Avalon updates Nechalacho resource

Exploration drilling completed last year has lifted indicated resources at its flagship Nechalacho rare earth deposit by 73% to 152.3 million tonnes grading 1.32% total rare earth oxides (TREO) and produced the deposit’s first measured resource of 8.90 million tonnes grading 1.64% TREO, Avalon Rare Metals (AVL-T, AVL-N, MKT-X) reports. (TREOs are total rare earth elements, calculated as oxides, including lanthanum to lutetium plus yttrium.)  

“This is a key milestone,” analysts at Dahlman Rose & Co. wrote in a research note. “A feasibility study is expected to commence later in the year following the completion of additional drilling programs that begin this month. In our opinion the completion of this study, anticipated in the second quarter of 2013, should remove a meaningful level of risk from an investment in AVL shares.”

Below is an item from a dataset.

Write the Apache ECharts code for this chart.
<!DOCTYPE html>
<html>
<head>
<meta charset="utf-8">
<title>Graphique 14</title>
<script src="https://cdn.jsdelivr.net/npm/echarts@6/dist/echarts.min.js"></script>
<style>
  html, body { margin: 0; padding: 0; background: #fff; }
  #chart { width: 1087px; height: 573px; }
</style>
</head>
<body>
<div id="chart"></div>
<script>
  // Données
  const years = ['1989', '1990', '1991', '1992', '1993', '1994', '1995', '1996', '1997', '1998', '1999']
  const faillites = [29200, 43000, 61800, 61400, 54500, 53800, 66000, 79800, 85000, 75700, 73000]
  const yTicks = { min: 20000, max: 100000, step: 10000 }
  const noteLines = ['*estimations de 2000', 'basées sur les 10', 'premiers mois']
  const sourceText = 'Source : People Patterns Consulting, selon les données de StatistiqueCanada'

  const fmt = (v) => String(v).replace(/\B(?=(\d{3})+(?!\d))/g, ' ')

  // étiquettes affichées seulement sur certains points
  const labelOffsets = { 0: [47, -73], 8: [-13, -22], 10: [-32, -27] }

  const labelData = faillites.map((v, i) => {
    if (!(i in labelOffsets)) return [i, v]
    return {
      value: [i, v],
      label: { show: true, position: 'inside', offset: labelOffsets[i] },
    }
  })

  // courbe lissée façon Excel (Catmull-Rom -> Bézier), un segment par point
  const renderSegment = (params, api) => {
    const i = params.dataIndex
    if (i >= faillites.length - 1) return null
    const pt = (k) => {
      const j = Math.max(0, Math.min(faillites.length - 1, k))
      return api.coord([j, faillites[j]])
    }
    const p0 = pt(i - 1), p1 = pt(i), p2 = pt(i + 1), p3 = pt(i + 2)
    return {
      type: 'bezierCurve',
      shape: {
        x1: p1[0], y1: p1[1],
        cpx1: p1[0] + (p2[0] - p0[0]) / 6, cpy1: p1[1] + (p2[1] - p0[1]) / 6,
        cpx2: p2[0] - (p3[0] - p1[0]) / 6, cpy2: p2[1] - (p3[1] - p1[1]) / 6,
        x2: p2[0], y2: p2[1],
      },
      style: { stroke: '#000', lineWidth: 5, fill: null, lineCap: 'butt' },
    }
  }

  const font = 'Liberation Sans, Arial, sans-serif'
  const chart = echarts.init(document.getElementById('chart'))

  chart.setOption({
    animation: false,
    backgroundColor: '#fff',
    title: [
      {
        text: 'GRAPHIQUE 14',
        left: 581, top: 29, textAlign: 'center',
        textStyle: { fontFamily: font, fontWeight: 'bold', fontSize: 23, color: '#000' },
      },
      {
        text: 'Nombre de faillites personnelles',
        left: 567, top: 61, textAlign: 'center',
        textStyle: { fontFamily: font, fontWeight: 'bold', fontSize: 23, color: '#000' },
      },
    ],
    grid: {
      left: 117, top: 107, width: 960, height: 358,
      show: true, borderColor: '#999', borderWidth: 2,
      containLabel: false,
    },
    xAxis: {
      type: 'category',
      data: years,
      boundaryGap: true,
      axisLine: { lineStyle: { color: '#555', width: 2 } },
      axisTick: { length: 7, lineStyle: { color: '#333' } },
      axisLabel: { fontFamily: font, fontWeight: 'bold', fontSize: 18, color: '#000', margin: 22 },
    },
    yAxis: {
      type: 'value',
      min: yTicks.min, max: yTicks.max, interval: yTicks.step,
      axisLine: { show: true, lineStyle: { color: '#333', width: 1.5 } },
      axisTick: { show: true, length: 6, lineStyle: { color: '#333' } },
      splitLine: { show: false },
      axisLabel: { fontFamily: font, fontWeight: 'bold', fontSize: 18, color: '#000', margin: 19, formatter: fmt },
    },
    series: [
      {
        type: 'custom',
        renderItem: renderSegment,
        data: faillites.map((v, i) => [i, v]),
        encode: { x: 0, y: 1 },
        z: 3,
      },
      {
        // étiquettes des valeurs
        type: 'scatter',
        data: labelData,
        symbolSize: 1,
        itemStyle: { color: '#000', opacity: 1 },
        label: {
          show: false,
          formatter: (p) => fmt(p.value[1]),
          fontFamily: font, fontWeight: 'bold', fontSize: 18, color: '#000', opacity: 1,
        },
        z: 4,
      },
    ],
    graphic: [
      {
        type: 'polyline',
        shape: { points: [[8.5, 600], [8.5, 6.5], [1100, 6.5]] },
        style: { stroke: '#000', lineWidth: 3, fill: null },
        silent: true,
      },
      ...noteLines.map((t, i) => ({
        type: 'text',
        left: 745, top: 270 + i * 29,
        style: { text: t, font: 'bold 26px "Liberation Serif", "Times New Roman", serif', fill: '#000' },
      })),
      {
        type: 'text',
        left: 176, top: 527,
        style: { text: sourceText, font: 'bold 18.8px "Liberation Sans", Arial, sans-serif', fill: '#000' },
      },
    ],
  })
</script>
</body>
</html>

The objective of the additional drill program is to bring these higher grade resources, where the first mining stopes are planned, into the measured category. The deposit at Thor Lake is about 5 km north of the Hearne Channel of Great Slave Lake and about 100 km southeast of the city of Yellowknife in the Northwest Territories.

In April, Frontier released the results of a prefeasibility study for a rare earth elements separation plant to be located in the southern United States. The Gulf Coast region was chosen as an attractive location the company said because of its low-cost, bulk transportation alternatives and proximity to suppliers of chemical reagents and potential customers.

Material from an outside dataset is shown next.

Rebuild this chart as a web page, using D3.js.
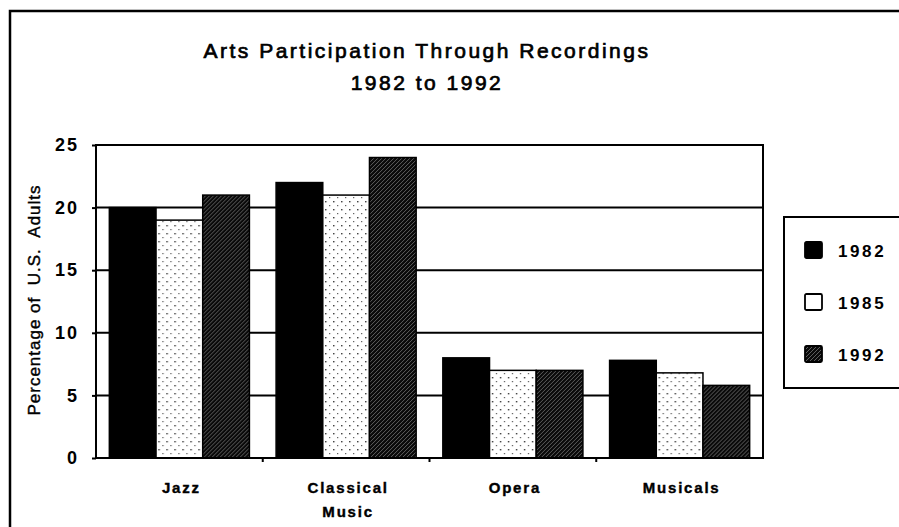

SNC-Lavalin estimated capital and operating costs for a separation plant with a capacity of 10,000 tonnes per year and came up with a capital cost estimate of US$302 million, which includes a complete separation plant facility; infrastructure, and utilities.

The largest capital expense is the solvent extraction circuit consisting of over 1,000 mixer-settlers, which makes up about one third or US$101 million of the total capital cost.

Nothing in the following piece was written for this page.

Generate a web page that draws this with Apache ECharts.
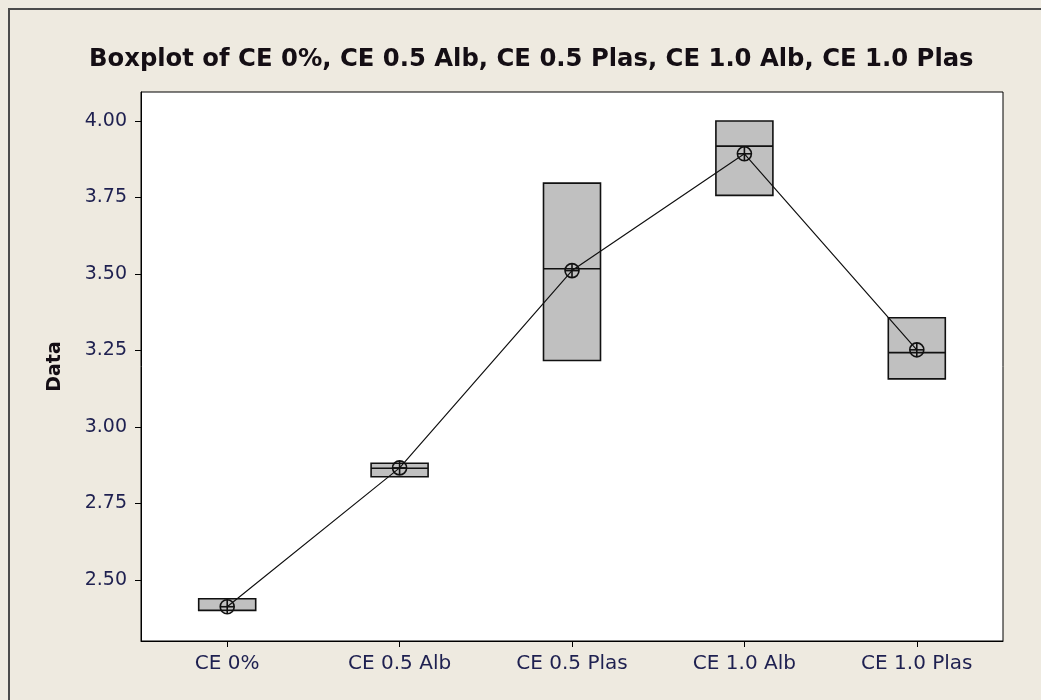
<!DOCTYPE html>
<html>
<head>
<meta charset="utf-8">
<script src="https://cdn.jsdelivr.net/npm/echarts@6/dist/echarts.min.js"></script>
<style>
  html, body { margin: 0; padding: 0; background: #eeeae0; }
  #frame { position: absolute; left: 8px; top: 8px; width: 1040px; height: 700px;
           border-left: 2px solid #4a4a4a; border-top: 2px solid #4a4a4a; box-sizing: border-box; }
  #chart { position: absolute; left: 0; top: 0; width: 1041px; height: 700px; }
</style>
</head>
<body>
<div id="frame"></div>
<div id="chart"></div>
<script>
// Groups on the x axis
const categories = ['CE 0%', 'CE 0.5 Alb', 'CE 0.5 Plas', 'CE 1.0 Alb', 'CE 1.0 Plas'];
// Box edges (first quartile / third quartile) and medians
const q1Values = [2.40, 2.837, 3.217, 3.757, 3.157];
const medianValues = [2.40, 2.865, 3.517, 3.918, 3.243];
const q3Values = [2.438, 2.881, 3.797, 4.00, 3.357];
// Group means, joined by the connect line
const meanValues = [2.412, 2.866, 3.511, 3.893, 3.252];
// Y axis tick labels
const yTicks = [2.50, 2.75, 3.00, 3.25, 3.50, 3.75, 4.00];

const labelColor = '#1e2050';
const fontFamily = 'DejaVu Sans';

const boxData = categories.map((c, i) => [q1Values[i], q1Values[i], medianValues[i], q3Values[i], q3Values[i]]);

const chart = echarts.init(document.getElementById('chart'), null, { renderer: 'canvas' });
chart.setOption({
  backgroundColor: 'transparent',
  animation: false,
  title: {
    text: 'Boxplot of CE 0%, CE 0.5 Alb, CE 0.5 Plas, CE 1.0 Alb, CE 1.0 Plas',
    left: 84,
    top: 43,
    textStyle: { fontFamily: fontFamily, fontWeight: 'bold', fontSize: 24.3, color: '#140e14' }
  },
  grid: {
    left: 141, top: 92, width: 862, height: 549,
    show: true, backgroundColor: '#ffffff', borderColor: '#000000', borderWidth: 1
  },
  xAxis: {
    type: 'category',
    data: categories,
    boundaryGap: true,
    axisLine: { show: true, lineStyle: { color: '#000', width: 1 } },
    axisTick: { show: true, alignWithLabel: true, length: 6, lineStyle: { color: '#000' } },
    axisLabel: { margin: 13, fontFamily: fontFamily, fontSize: 20, color: labelColor },
    splitLine: { show: false }
  },
  yAxis: {
    type: 'value',
    min: 2.30,
    max: 4.095,
    name: 'Data',
    nameLocation: 'middle',
    nameGap: 76,
    nameTextStyle: { fontFamily: fontFamily, fontWeight: 'bold', fontSize: 19, color: '#140e14' },
    axisLine: { show: true, lineStyle: { color: '#000', width: 1 } },
    axisTick: { show: true, length: 6, customValues: yTicks, lineStyle: { color: '#000' } },
    axisLabel: {
      margin: 14, fontFamily: fontFamily, fontSize: 19, color: labelColor,
      customValues: yTicks,
      formatter: v => v.toFixed(2)
    },
    splitLine: { show: false }
  },
  series: [
    {
      type: 'boxplot',
      data: boxData,
      boxWidth: [57, 57],
      itemStyle: { color: '#c0c0c0', borderColor: '#111', borderWidth: 1.6 },
      emphasis: { disabled: true },
      z: 2
    },
    {
      type: 'line',
      data: meanValues,
      symbol: 'none',
      lineStyle: { color: '#111', width: 1.2 },
      z: 3
    },
    {
      // Mean markers: circle with a cross
      type: 'custom',
      data: meanValues.map((v, i) => [i, v]),
      z: 4,
      renderItem: function (params, api) {
        const p = api.coord([api.value(0), api.value(1)]);
        const r = 7;
        return {
          type: 'group',
          children: [
            { type: 'circle', shape: { cx: p[0], cy: p[1], r: r },
              style: { fill: 'none', stroke: '#111', lineWidth: 1.6 } },
            { type: 'line', shape: { x1: p[0] - r, y1: p[1], x2: p[0] + r, y2: p[1] },
              style: { stroke: '#111', lineWidth: 1.6 } },
            { type: 'line', shape: { x1: p[0], y1: p[1] - r, x2: p[0], y2: p[1] + r },
              style: { stroke: '#111', lineWidth: 1.6 } }
          ]
        };
      }
    }
  ]
});
</script>
</body>
</html>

Estimated operating costs were calculated at US$5,634 per tonne of rare earth oxide product, which includes labour, operating supplies, supplies and reagents, and maintenance costs. Reagent costs make up 70% of the total operating costs at US$3,934 per tonne of rare earth oxide product.

The separation plant would be designed to treat chemical concentrates containing a blend of light and heavy rare earth elements from Nechalacho.  These chemical concentrates would be produced from two hydrometallurgical facilities: a sulphuric acid bake plant planned for the Northwest Territories and a second cracking plant that is presently envisioned as being located close to the separation plant.

The separation plant would have the ability to produce ten different pure rare earth oxides and one pure mixed heavy rare earth carbonate at an overall plant recovery of about 98%.  

Rare earth mineralization was first discovered at Nechalacho in 1976 and Avalon picked up the property in April 2005.

At presstime in Toronto Avalon was trading at $1.49 per share within a 52-week range of $1.39-$6.51 per share. The Toronto-based junior has 103.6 million shares outstanding and cash of about $41 million.

In other news in the rare earth industry this week, Frontier Rare Earths (FRO-T) management announced on July 11 that KORES, South Korea’s state-owned mining and natural resource investment company, has committed to making a $23.8 million investment in cash to acquire a 10% stake in the junior’s Zandkopsdrift rare earth project in South Africa. The deal also gives KORES the right to buy up to 10% of all production at the project. In addition the Korean company has the right to acquire another 10% in Zandkopsdrift after Frontier completes a positive definitive feasibility study and also has the right at that time to acquire a 10% interest in Frontier.

In Toronto Frontier was trading at 60¢ per share within a 52-week range of 43¢-$2.50 per share. The company has about 89.6 million shares outstanding.